-- Start Given information --

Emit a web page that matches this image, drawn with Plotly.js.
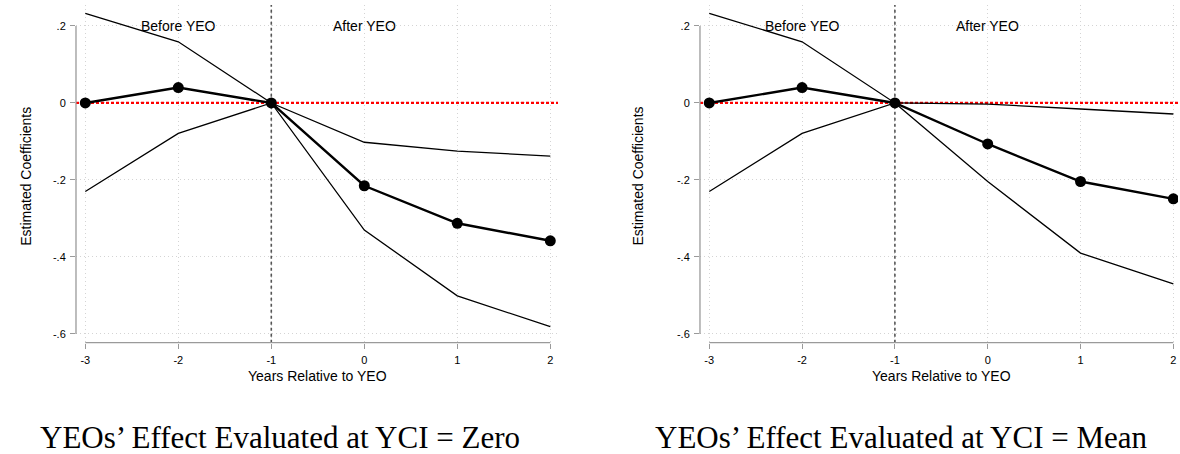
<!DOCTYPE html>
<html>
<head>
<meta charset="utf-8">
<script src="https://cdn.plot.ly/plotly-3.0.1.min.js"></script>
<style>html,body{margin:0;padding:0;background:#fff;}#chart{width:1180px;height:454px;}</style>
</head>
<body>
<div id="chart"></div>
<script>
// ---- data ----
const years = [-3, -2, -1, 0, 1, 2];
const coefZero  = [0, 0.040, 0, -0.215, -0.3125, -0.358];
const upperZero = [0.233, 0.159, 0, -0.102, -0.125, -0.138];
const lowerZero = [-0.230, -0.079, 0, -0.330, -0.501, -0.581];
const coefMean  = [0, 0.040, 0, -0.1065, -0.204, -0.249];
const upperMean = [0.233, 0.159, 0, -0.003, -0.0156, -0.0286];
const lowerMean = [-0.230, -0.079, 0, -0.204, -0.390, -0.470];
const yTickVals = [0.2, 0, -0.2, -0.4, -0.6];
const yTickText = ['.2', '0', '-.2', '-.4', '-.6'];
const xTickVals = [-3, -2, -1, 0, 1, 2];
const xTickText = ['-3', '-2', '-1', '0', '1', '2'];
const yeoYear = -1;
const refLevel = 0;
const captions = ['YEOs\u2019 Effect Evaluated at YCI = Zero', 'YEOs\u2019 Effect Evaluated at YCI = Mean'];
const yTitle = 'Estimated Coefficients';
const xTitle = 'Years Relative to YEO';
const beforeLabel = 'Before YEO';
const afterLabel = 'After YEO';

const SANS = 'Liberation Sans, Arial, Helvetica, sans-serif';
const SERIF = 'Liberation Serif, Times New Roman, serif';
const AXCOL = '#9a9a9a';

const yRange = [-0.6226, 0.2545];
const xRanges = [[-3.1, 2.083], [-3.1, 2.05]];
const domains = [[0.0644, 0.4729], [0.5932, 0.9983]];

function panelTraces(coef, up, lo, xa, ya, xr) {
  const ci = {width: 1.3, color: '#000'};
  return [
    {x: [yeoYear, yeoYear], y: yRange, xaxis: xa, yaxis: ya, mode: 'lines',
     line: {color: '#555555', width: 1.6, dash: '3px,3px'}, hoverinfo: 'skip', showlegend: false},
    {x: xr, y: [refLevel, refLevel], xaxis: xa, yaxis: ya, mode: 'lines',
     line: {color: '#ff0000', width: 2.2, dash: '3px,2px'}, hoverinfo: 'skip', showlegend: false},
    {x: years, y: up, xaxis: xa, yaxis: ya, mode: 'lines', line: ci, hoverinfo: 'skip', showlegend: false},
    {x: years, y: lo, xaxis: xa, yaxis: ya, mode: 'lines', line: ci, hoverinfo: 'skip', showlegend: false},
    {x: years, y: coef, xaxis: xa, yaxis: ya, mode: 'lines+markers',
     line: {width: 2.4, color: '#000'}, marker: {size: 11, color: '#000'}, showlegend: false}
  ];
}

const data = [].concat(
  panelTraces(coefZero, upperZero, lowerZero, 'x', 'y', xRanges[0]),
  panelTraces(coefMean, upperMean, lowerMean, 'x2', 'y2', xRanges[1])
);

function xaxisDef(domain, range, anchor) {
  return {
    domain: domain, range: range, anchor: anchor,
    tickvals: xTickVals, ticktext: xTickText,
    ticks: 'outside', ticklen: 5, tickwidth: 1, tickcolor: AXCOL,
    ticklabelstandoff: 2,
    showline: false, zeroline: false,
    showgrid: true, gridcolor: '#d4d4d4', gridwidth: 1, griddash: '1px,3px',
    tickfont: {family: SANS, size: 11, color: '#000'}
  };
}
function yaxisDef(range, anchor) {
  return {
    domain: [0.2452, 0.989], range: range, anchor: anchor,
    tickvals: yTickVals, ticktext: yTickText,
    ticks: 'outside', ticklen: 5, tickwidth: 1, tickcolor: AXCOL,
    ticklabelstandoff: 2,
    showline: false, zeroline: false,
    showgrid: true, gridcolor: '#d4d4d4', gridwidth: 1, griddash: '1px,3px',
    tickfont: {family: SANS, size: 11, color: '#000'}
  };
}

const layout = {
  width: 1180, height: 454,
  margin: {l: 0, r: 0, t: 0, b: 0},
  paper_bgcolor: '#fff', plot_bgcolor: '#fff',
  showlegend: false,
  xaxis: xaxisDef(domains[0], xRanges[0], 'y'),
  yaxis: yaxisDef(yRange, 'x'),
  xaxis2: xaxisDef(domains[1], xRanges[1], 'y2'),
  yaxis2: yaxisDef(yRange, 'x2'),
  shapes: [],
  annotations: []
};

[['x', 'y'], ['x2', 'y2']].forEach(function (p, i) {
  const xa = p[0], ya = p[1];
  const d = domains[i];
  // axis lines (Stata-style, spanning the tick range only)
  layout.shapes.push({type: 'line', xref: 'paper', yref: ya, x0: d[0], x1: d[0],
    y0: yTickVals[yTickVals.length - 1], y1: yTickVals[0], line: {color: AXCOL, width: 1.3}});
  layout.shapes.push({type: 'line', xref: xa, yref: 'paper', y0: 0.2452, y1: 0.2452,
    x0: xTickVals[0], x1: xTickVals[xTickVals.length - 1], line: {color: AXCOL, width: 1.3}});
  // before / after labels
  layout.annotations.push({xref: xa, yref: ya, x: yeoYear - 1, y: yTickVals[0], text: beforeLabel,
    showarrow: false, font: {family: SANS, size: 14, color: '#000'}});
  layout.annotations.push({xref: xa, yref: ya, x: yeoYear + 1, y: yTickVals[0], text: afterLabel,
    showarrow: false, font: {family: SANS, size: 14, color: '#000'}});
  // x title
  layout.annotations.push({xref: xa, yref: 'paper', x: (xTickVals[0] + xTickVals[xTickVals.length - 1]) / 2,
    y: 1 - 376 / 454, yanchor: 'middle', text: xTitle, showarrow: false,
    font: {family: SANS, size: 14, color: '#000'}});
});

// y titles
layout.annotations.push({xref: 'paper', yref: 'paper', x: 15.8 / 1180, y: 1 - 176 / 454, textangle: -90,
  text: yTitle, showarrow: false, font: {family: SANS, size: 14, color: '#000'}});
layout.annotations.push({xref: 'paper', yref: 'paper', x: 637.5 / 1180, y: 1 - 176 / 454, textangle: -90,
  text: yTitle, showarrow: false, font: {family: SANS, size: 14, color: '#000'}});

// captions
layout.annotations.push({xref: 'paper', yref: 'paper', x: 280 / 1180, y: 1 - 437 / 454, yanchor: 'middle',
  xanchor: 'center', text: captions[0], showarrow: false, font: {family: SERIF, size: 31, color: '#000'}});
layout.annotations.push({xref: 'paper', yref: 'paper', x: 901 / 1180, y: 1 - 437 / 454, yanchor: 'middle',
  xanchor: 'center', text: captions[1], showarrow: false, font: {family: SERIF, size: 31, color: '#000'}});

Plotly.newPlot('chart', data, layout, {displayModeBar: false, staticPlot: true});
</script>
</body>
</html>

-- End Given information --

● **Requirements**:
Leave out the pictures and copy the rest of the material above exactly.

● **Complete answer**:
Emit a web page that matches this image, drawn with Plotly.js.
<!DOCTYPE html>
<html>
<head>
<meta charset="utf-8">
<script src="https://cdn.plot.ly/plotly-3.0.1.min.js"></script>
<style>html,body{margin:0;padding:0;background:#fff;}#chart{width:1180px;height:454px;}</style>
</head>
<body>
<div id="chart"></div>
<script>
// ---- data ----
const years = [-3, -2, -1, 0, 1, 2];
const coefZero  = [0, 0.040, 0, -0.215, -0.3125, -0.358];
const upperZero = [0.233, 0.159, 0, -0.102, -0.125, -0.138];
const lowerZero = [-0.230, -0.079, 0, -0.330, -0.501, -0.581];
const coefMean  = [0, 0.040, 0, -0.1065, -0.204, -0.249];
const upperMean = [0.233, 0.159, 0, -0.003, -0.0156, -0.0286];
const lowerMean = [-0.230, -0.079, 0, -0.204, -0.390, -0.470];
const yTickVals = [0.2, 0, -0.2, -0.4, -0.6];
const yTickText = ['.2', '0', '-.2', '-.4', '-.6'];
const xTickVals = [-3, -2, -1, 0, 1, 2];
const xTickText = ['-3', '-2', '-1', '0', '1', '2'];
const yeoYear = -1;
const refLevel = 0;
const captions = ['YEOs\u2019 Effect Evaluated at YCI = Zero', 'YEOs\u2019 Effect Evaluated at YCI = Mean'];
const yTitle = 'Estimated Coefficients';
const xTitle = 'Years Relative to YEO';
const beforeLabel = 'Before YEO';
const afterLabel = 'After YEO';

const SANS = 'Liberation Sans, Arial, Helvetica, sans-serif';
const SERIF = 'Liberation Serif, Times New Roman, serif';
const AXCOL = '#9a9a9a';

const yRange = [-0.6226, 0.2545];
const xRanges = [[-3.1, 2.083], [-3.1, 2.05]];
const domains = [[0.0644, 0.4729], [0.5932, 0.9983]];

function panelTraces(coef, up, lo, xa, ya, xr) {
  const ci = {width: 1.3, color: '#000'};
  return [
    {x: [yeoYear, yeoYear], y: yRange, xaxis: xa, yaxis: ya, mode: 'lines',
     line: {color: '#555555', width: 1.6, dash: '3px,3px'}, hoverinfo: 'skip', showlegend: false},
    {x: xr, y: [refLevel, refLevel], xaxis: xa, yaxis: ya, mode: 'lines',
     line: {color: '#ff0000', width: 2.2, dash: '3px,2px'}, hoverinfo: 'skip', showlegend: false},
    {x: years, y: up, xaxis: xa, yaxis: ya, mode: 'lines', line: ci, hoverinfo: 'skip', showlegend: false},
    {x: years, y: lo, xaxis: xa, yaxis: ya, mode: 'lines', line: ci, hoverinfo: 'skip', showlegend: false},
    {x: years, y: coef, xaxis: xa, yaxis: ya, mode: 'lines+markers',
     line: {width: 2.4, color: '#000'}, marker: {size: 11, color: '#000'}, showlegend: false}
  ];
}

const data = [].concat(
  panelTraces(coefZero, upperZero, lowerZero, 'x', 'y', xRanges[0]),
  panelTraces(coefMean, upperMean, lowerMean, 'x2', 'y2', xRanges[1])
);

function xaxisDef(domain, range, anchor) {
  return {
    domain: domain, range: range, anchor: anchor,
    tickvals: xTickVals, ticktext: xTickText,
    ticks: 'outside', ticklen: 5, tickwidth: 1, tickcolor: AXCOL,
    ticklabelstandoff: 2,
    showline: false, zeroline: false,
    showgrid: true, gridcolor: '#d4d4d4', gridwidth: 1, griddash: '1px,3px',
    tickfont: {family: SANS, size: 11, color: '#000'}
  };
}
function yaxisDef(range, anchor) {
  return {
    domain: [0.2452, 0.989], range: range, anchor: anchor,
    tickvals: yTickVals, ticktext: yTickText,
    ticks: 'outside', ticklen: 5, tickwidth: 1, tickcolor: AXCOL,
    ticklabelstandoff: 2,
    showline: false, zeroline: false,
    showgrid: true, gridcolor: '#d4d4d4', gridwidth: 1, griddash: '1px,3px',
    tickfont: {family: SANS, size: 11, color: '#000'}
  };
}

const layout = {
  width: 1180, height: 454,
  margin: {l: 0, r: 0, t: 0, b: 0},
  paper_bgcolor: '#fff', plot_bgcolor: '#fff',
  showlegend: false,
  xaxis: xaxisDef(domains[0], xRanges[0], 'y'),
  yaxis: yaxisDef(yRange, 'x'),
  xaxis2: xaxisDef(domains[1], xRanges[1], 'y2'),
  yaxis2: yaxisDef(yRange, 'x2'),
  shapes: [],
  annotations: []
};

[['x', 'y'], ['x2', 'y2']].forEach(function (p, i) {
  const xa = p[0], ya = p[1];
  const d = domains[i];
  // axis lines (Stata-style, spanning the tick range only)
  layout.shapes.push({type: 'line', xref: 'paper', yref: ya, x0: d[0], x1: d[0],
    y0: yTickVals[yTickVals.length - 1], y1: yTickVals[0], line: {color: AXCOL, width: 1.3}});
  layout.shapes.push({type: 'line', xref: xa, yref: 'paper', y0: 0.2452, y1: 0.2452,
    x0: xTickVals[0], x1: xTickVals[xTickVals.length - 1], line: {color: AXCOL, width: 1.3}});
  // before / after labels
  layout.annotations.push({xref: xa, yref: ya, x: yeoYear - 1, y: yTickVals[0], text: beforeLabel,
    showarrow: false, font: {family: SANS, size: 14, color: '#000'}});
  layout.annotations.push({xref: xa, yref: ya, x: yeoYear + 1, y: yTickVals[0], text: afterLabel,
    showarrow: false, font: {family: SANS, size: 14, color: '#000'}});
  // x title
  layout.annotations.push({xref: xa, yref: 'paper', x: (xTickVals[0] + xTickVals[xTickVals.length - 1]) / 2,
    y: 1 - 376 / 454, yanchor: 'middle', text: xTitle, showarrow: false,
    font: {family: SANS, size: 14, color: '#000'}});
});

// y titles
layout.annotations.push({xref: 'paper', yref: 'paper', x: 15.8 / 1180, y: 1 - 176 / 454, textangle: -90,
  text: yTitle, showarrow: false, font: {family: SANS, size: 14, color: '#000'}});
layout.annotations.push({xref: 'paper', yref: 'paper', x: 637.5 / 1180, y: 1 - 176 / 454, textangle: -90,
  text: yTitle, showarrow: false, font: {family: SANS, size: 14, color: '#000'}});

// captions
layout.annotations.push({xref: 'paper', yref: 'paper', x: 280 / 1180, y: 1 - 437 / 454, yanchor: 'middle',
  xanchor: 'center', text: captions[0], showarrow: false, font: {family: SERIF, size: 31, color: '#000'}});
layout.annotations.push({xref: 'paper', yref: 'paper', x: 901 / 1180, y: 1 - 437 / 454, yanchor: 'middle',
  xanchor: 'center', text: captions[1], showarrow: false, font: {family: SERIF, size: 31, color: '#000'}});

Plotly.newPlot('chart', data, layout, {displayModeBar: false, staticPlot: true});
</script>
</body>
</html>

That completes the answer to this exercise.